As the Devils found out last season, the Ducks can win as much as they want; it's still not up to them how high they climb. They've reeled off this seven-game run and they're still 13th in the West and 13 points out of a playoff spot.
Odds are it'll be too much to overcome, but like the Devils did last season, the Ducks are primed to make things interesting in the second half.


Nashville center Mike Fisher could only laugh when the Central Division standings were brought to his attention Wednesday. The Predators have 56 points, which is better than 20 teams in the National Hockey League but good enough only for fourth place in their own division.

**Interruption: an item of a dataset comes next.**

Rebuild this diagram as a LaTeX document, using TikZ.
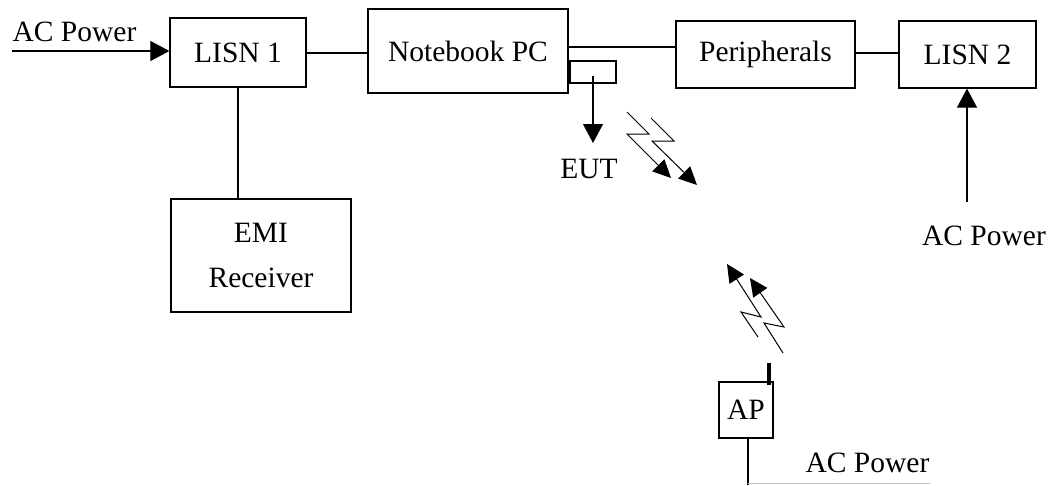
\documentclass[tikz,border=0pt]{standalone}
\usepackage{fontspec}
\setmainfont{Liberation Serif}
\usetikzlibrary{arrows.meta}
\begin{document}
\begin{tikzpicture}[x=1pt,y=-1pt,
  every node/.style={font=\fontsize{29.5}{45.5}\selectfont, inner sep=0pt},
  blk/.style={draw, line width=1.2pt},
  wire/.style={line width=1.1pt},
  arr/.style={wire, -{Triangle[length=19pt,width=20pt]}},
  bolt/.style={line width=1pt, -{Triangle[length=18pt,width=17pt]}},
  lbl/.style={}]
\useasboundingbox (0,0) rectangle (1052,485);
% boxes
\node[blk, minimum width=136pt, minimum height=69pt] (lisn1) at (238,52.5) {LISN 1};
\node[blk, minimum width=200pt, minimum height=84pt] (nb) at (468,51) {\raisebox{-3pt}{Notebook PC}};
\node[blk, minimum width=179pt, minimum height=67pt] (per) at (765.5,54.5) {\raisebox{-2pt}{Peripherals}};
\node[blk, minimum width=137pt, minimum height=67pt] (lisn2) at (967.5,54.5) {LISN 2};
\node[blk, minimum width=180pt, minimum height=113pt, align=center] (emi) at (261,255.5) {EMI\\Receiver};
\node[blk, minimum width=46pt, minimum height=22pt] (card) at (593,72) {};
\node[blk, minimum width=54pt, minimum height=56pt] (ap) at (746,410) {AP};
% labels
\node[lbl] (acl) at (74.5,32) {AC Power};
\node[lbl] (eut) at (589,169) {EUT};
\node[lbl] (acr) at (984,236) {AC Power};
\node[lbl] (acb) at (867.5,463) {AC Power};
% coordinates
\coordinate (acin) at (12,51);
\coordinate (eutt) at (593,143);
\coordinate (cards) at (593,76);
\coordinate (acr0) at (967,202);
\coordinate (apb) at (748,485);
\coordinate (gl0) at (748,483);
\coordinate (gl1) at (930,483);
\coordinate (ant0) at (769,363);
\coordinate (ant1) at (769,385);
% connectors
\draw[arr] (acin) -- (acin -| lisn1.west);
\draw[wire] (lisn1.east |- 0,53) -- (nb.west |- 0,53);
\draw[wire] (nb.east |- 0,47) -- (per.west |- 0,47);
\draw[wire] (per.east |- 0,53) -- (lisn2.west |- 0,53);
\draw[wire] (lisn1.south) -- (lisn1.south |- emi.north);
\draw[arr] (cards) -- (eutt);
\draw[arr] (acr0) -- (acr0 |- lisn2.south);
\draw[wire] (ap.south -| apb) -- (apb);
\draw[line width=1pt, black!25] (gl0) -- (gl1);
\draw[line width=3.2pt] (ant0) -- (ant1);
% lightning bolts
\draw[bolt] (627,112) -- (649,134) -- (627,134) -- (671,178);
\draw[bolt] (651,118) -- (674,141) -- (652,141) -- (697,185);
\draw[bolt] (758,337) -- (741,312) -- (761,317) -- (727,264);
\draw[bolt] (783,353) -- (764,323) -- (784,327) -- (750,278);
\end{tikzpicture}
\end{document}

That's because the Blackhawks have 62 points, Red Wings have 61 and the Blues have 60. It is remarkable that only two points separate these three teams that are currently first, fourth and fifth in the Western Conference standings, but really first, second and third in total points in the Western Conference.
Why does this matter?
If the season were to end right now, the Blues, even with their 60 points, tied for fourth most in the NHL, would have to go on the road to open the Stanley Cup Playoffs. It's astonishing, yes, but definitely reality, and it's making the race in the Central Division so important.
So, who has the advantage today? On paper, it looks like Detroit.
Chicago leads now, but it still has 21 road games to play versus only 14 at home. The Blackhawks are just 10-8-2 on the road. St. Louis also has 21 road games along with 16 home games left. The Blues are 8-9-3 away from Scottrade Center.
Meanwhile, Detroit, which has won 15 straight home games, still has 21 more to go at the Joe against just 16 on the road.